The 2 guards were inseparable otherwise. She randomly dropped eggs whereever they were,but never attempted to make a nest that I knew of. Possibly that's what she was doing the day she flew into a passing suv.
My beta male was the one to perch atop the coop in the evening and call out until everyone was inside, and he'd chase down one of the hens that took too long meandering in. He never went in until everyone else was in.
When I was down to one hen & she went broody, the 2 males I had left had nothing to do but stare at her or fight w/each other.
I introduced them to the keets I had incubated. They'd watch them through the patio door every day until I took the keets outside. From that point on, the two males took over parenting those keets, together, cooperatively. It was pretty amazing to watch.

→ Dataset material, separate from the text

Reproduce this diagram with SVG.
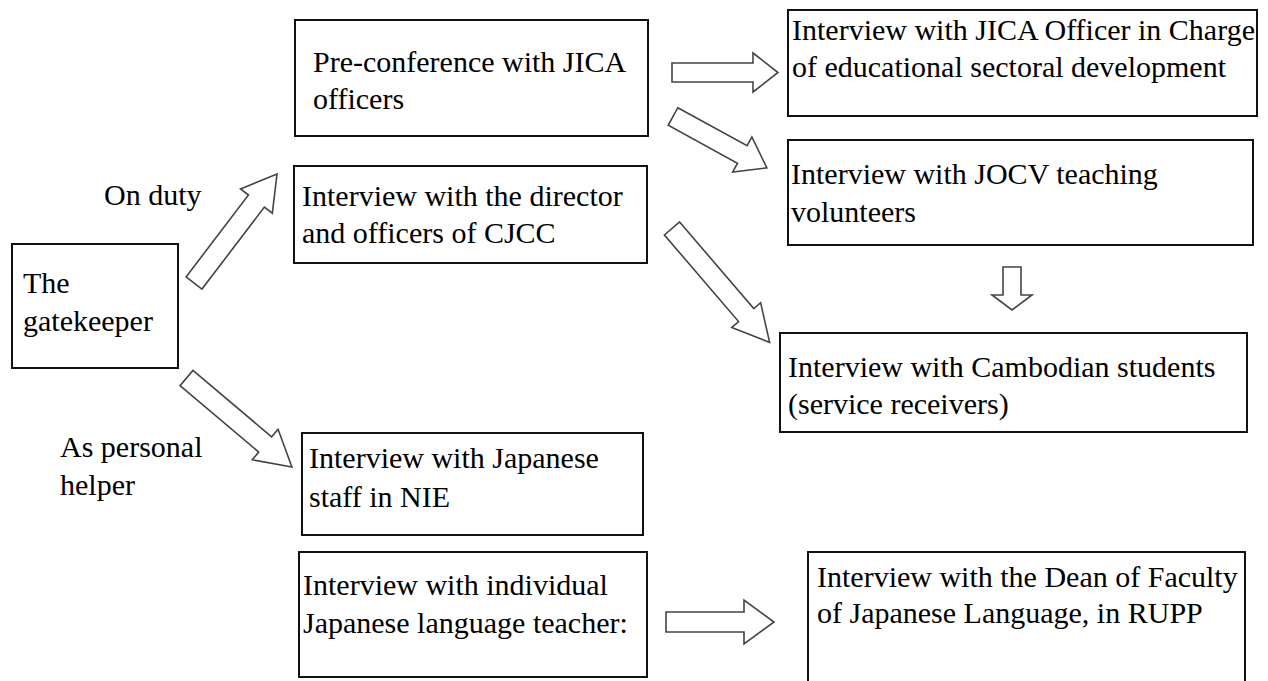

Once hers hatched, SHE wanted nothing to do with the incubated ones, but the males cont to "parent" them as well as the newly hatched ones.
Once I lost my males, the hen was a nervous nellie for a long time & didn't even want to come out of the coop. I realized then that the males always kept an eye cocked to the sky, watching, while the females grazed obliviously. So now she had to be the one to watch and protect the remaining keets.
So *in my opinion* the flock dynamics are about everyone having a role to play in the security of the flock, & the bigger the flock, the more security.